By Libby George
LONDON (Reuters) - Oil received a boost on Monday from reports of renewed talks by some OPEC members to restrain output, but analysts warned the bearish fundamentals that brought prices to four-month lows last week still lurked in the background.
International benchmark Brent futures were trading at $44.77 per barrel at 0930 GMT, up 50 cents, or 1.13 percent, from their last close.
U.S. West Texas Intermediate (WTI) crude futures were at $42.35 per barrel, up 55 cents, or 1.32 percent.
The rise came on the back of fresh calls by some members of the Organization of the Petroleum Exporting Countries to freeze production levels in a bid to rein in output that has consistently outpaced demand.
Qatar's energy minister also said on Monday that the oil market is on a path to rebalancing.
Still, Russia, the world's top oil producer and a non-OPEC member, was quick to dismiss calls for a freeze.
Russian Energy Minister Alexander Novak told reporters that "the position of Russia is that the prerequisites for this have not yet come to pass, considering that prices are still at a more or less normal level".

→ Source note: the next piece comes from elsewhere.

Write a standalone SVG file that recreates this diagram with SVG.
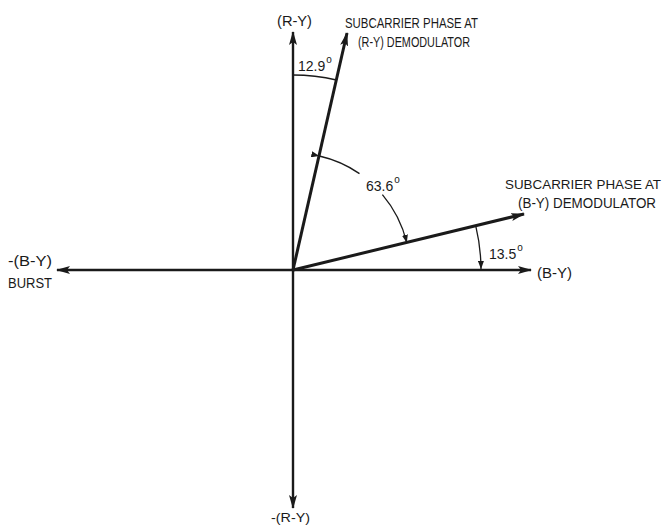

A glut of crude and refined products loomed over the market.
In China, July fuel exports rose over 50 percent from a year earlier to a monthly record 4.57 million tonnes, official data showed, as easing demand growth and a surplus in refined products pushed refiners to increase shipments overseas.
"It would be a surprise if we rapidly moved up to $60," Bjarne Schieldrop, chief commodities analyst with SEB in Oslo, said of Brent prices. "There's a lot of oil there, and we don't need more of it."
Meanwhile, the number of oil rigs drilling in the United States rose for the sixth consecutive week to 381.
The combination of factors led analysts to warn that the world had not yet dealt with the overhang of physical oil, which could drag prices lower again before any sustained recovery.
"The proper signals are not yet being sent to fix the product market," Morgan Stanley said in a note, noting that refined products also needed to draw down a large excess.
"In other words, physical oil markets likely need to get worse before they get better."